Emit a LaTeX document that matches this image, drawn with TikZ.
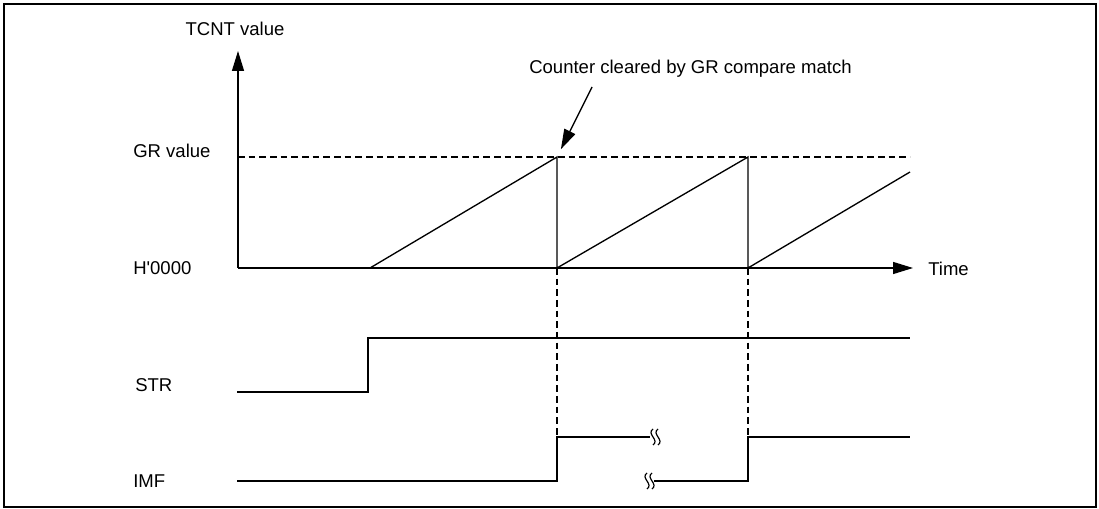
\documentclass[tikz,border=0pt]{standalone}
\usepackage{fontspec}
\setmainfont{Liberation Sans}[Ligatures=TeXOff]
\usetikzlibrary{arrows.meta}
\tikzset{
  sigtext/.style={font=\fontsize{13.9}{16}\selectfont, inner sep=0pt},
  wave/.style={line width=1pt, line join=miter},
  guide/.style={line width=0.9pt, dash pattern=on 5pt off 3pt},
  axisline/.style={line width=1pt, -{Triangle[length=15pt,width=9pt]}},
  callout/.style={line width=1pt, -{Triangle[length=15pt,width=9pt]}, shorten >=6.5pt}
}
% break mark: two small vertical waves centred at (#1,#2)
\newcommand\brkmark[2]{%
  \foreach \dx in {0,5} {
    \draw[line width=0.9pt] ({#1+\dx},{#2-8}) .. controls ({#1+\dx-7},{#2-3}) and ({#1+\dx+7},{#2+3}) .. ({#1+\dx},{#2+8});
  }%
}

\begin{document}
\begin{tikzpicture}[x=0.75pt, y=-0.75pt]

\def\xO{238}    % left end of the time axis
\def\yZero{268} % H'0000 level
\def\yGR{157}   % GR value level
\def\xEnd{910}  % right end of the signals
\def\tA{557}    % first compare match
\def\tB{748}    % second compare match

\useasboundingbox (0,0) rectangle (1099,509);
\draw[line width=1.5pt] (4,4) rectangle (1096,507);

%--- Labels ---
\node[sigtext, anchor=base] (tcnt) at (235,36) {TCNT value};
\node[sigtext, anchor=base west] (grv) at (133,158) {GR value};
\node[sigtext, anchor=base west] (zero) at (133,275) {H'0000};
\node[sigtext, anchor=base west] (str) at (135,392) {STR};
\node[sigtext, anchor=base west] (imf) at (133,487) {IMF};
\node[sigtext, anchor=base west] (time) at (928,276) {Time};
\node[sigtext, anchor=base west] (clr) at (529,74) {Counter cleared by GR compare match};

%--- Counter plot ---
\coordinate (orig) at (\xO,\yZero);
\coordinate (ytop) at (\xO,51);
\coordinate (xtip) at (913,\yZero);
\coordinate (grL) at (\xO,\yGR);
\coordinate (grR) at (\xEnd,\yGR);
\coordinate (r0) at (370,\yZero);
\coordinate (m1top) at (\tA,\yGR);
\coordinate (m1bot) at (\tA,\yZero);
\coordinate (m2top) at (\tB,\yGR);
\coordinate (m2bot) at (\tB,\yZero);
\coordinate (r3) at (\xEnd,172);
\coordinate (clrTail) at (592,87);

\draw[axisline] (orig) -- (ytop);
\draw[axisline] (orig) -- (xtip);
\draw[guide] (grL) -- (grR);
\draw[wave] (r0) -- (m1top) -- (m1bot) -- (m2top) -- (m2bot) -- (r3);
\draw[callout] (clrTail) -- (m1top);

%--- STR ---
\coordinate (s0) at (237,392);
\coordinate (s1) at (368,392);
\coordinate (s2) at (368,338);
\coordinate (s3) at (\xEnd,338);
\draw[wave] (s0) -- (s1) -- (s2) -- (s3);

%--- IMF ---
\coordinate (i0) at (237,481);
\coordinate (i1lo) at (\tA,481);
\coordinate (i1hi) at (\tA,437);
\coordinate (i1brk) at (650,437);
\coordinate (i2brk) at (654,481);
\coordinate (i2lo) at (\tB,481);
\coordinate (i2hi) at (\tB,437);
\coordinate (i3) at (\xEnd,437);

\draw[guide] (m1bot) -- (i1hi);
\draw[guide] (m2bot) -- (i2hi);
\draw[wave] (i0) -- (i1lo) -- (i1hi) -- (i1brk);
\draw[wave] (i2brk) -- (i2lo) -- (i2hi) -- (i3);
\brkmark{653}{437}
\brkmark{647}{481}

\end{tikzpicture}
\end{document}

+===+

### EXERCISE AIM
Return the listing above in full and without alteration, excluding its pictures.

### FULL RESPONSE
Emit a LaTeX document that matches this image, drawn with TikZ.
\documentclass[tikz,border=0pt]{standalone}
\usepackage{fontspec}
\setmainfont{Liberation Sans}[Ligatures=TeXOff]
\usetikzlibrary{arrows.meta}
\tikzset{
  sigtext/.style={font=\fontsize{13.9}{16}\selectfont, inner sep=0pt},
  wave/.style={line width=1pt, line join=miter},
  guide/.style={line width=0.9pt, dash pattern=on 5pt off 3pt},
  axisline/.style={line width=1pt, -{Triangle[length=15pt,width=9pt]}},
  callout/.style={line width=1pt, -{Triangle[length=15pt,width=9pt]}, shorten >=6.5pt}
}
% break mark: two small vertical waves centred at (#1,#2)
\newcommand\brkmark[2]{%
  \foreach \dx in {0,5} {
    \draw[line width=0.9pt] ({#1+\dx},{#2-8}) .. controls ({#1+\dx-7},{#2-3}) and ({#1+\dx+7},{#2+3}) .. ({#1+\dx},{#2+8});
  }%
}

\begin{document}
\begin{tikzpicture}[x=0.75pt, y=-0.75pt]

\def\xO{238}    % left end of the time axis
\def\yZero{268} % H'0000 level
\def\yGR{157}   % GR value level
\def\xEnd{910}  % right end of the signals
\def\tA{557}    % first compare match
\def\tB{748}    % second compare match

\useasboundingbox (0,0) rectangle (1099,509);
\draw[line width=1.5pt] (4,4) rectangle (1096,507);

%--- Labels ---
\node[sigtext, anchor=base] (tcnt) at (235,36) {TCNT value};
\node[sigtext, anchor=base west] (grv) at (133,158) {GR value};
\node[sigtext, anchor=base west] (zero) at (133,275) {H'0000};
\node[sigtext, anchor=base west] (str) at (135,392) {STR};
\node[sigtext, anchor=base west] (imf) at (133,487) {IMF};
\node[sigtext, anchor=base west] (time) at (928,276) {Time};
\node[sigtext, anchor=base west] (clr) at (529,74) {Counter cleared by GR compare match};

%--- Counter plot ---
\coordinate (orig) at (\xO,\yZero);
\coordinate (ytop) at (\xO,51);
\coordinate (xtip) at (913,\yZero);
\coordinate (grL) at (\xO,\yGR);
\coordinate (grR) at (\xEnd,\yGR);
\coordinate (r0) at (370,\yZero);
\coordinate (m1top) at (\tA,\yGR);
\coordinate (m1bot) at (\tA,\yZero);
\coordinate (m2top) at (\tB,\yGR);
\coordinate (m2bot) at (\tB,\yZero);
\coordinate (r3) at (\xEnd,172);
\coordinate (clrTail) at (592,87);

\draw[axisline] (orig) -- (ytop);
\draw[axisline] (orig) -- (xtip);
\draw[guide] (grL) -- (grR);
\draw[wave] (r0) -- (m1top) -- (m1bot) -- (m2top) -- (m2bot) -- (r3);
\draw[callout] (clrTail) -- (m1top);

%--- STR ---
\coordinate (s0) at (237,392);
\coordinate (s1) at (368,392);
\coordinate (s2) at (368,338);
\coordinate (s3) at (\xEnd,338);
\draw[wave] (s0) -- (s1) -- (s2) -- (s3);

%--- IMF ---
\coordinate (i0) at (237,481);
\coordinate (i1lo) at (\tA,481);
\coordinate (i1hi) at (\tA,437);
\coordinate (i1brk) at (650,437);
\coordinate (i2brk) at (654,481);
\coordinate (i2lo) at (\tB,481);
\coordinate (i2hi) at (\tB,437);
\coordinate (i3) at (\xEnd,437);

\draw[guide] (m1bot) -- (i1hi);
\draw[guide] (m2bot) -- (i2hi);
\draw[wave] (i0) -- (i1lo) -- (i1hi) -- (i1brk);
\draw[wave] (i2brk) -- (i2lo) -- (i2hi) -- (i3);
\brkmark{653}{437}
\brkmark{647}{481}

\end{tikzpicture}
\end{document}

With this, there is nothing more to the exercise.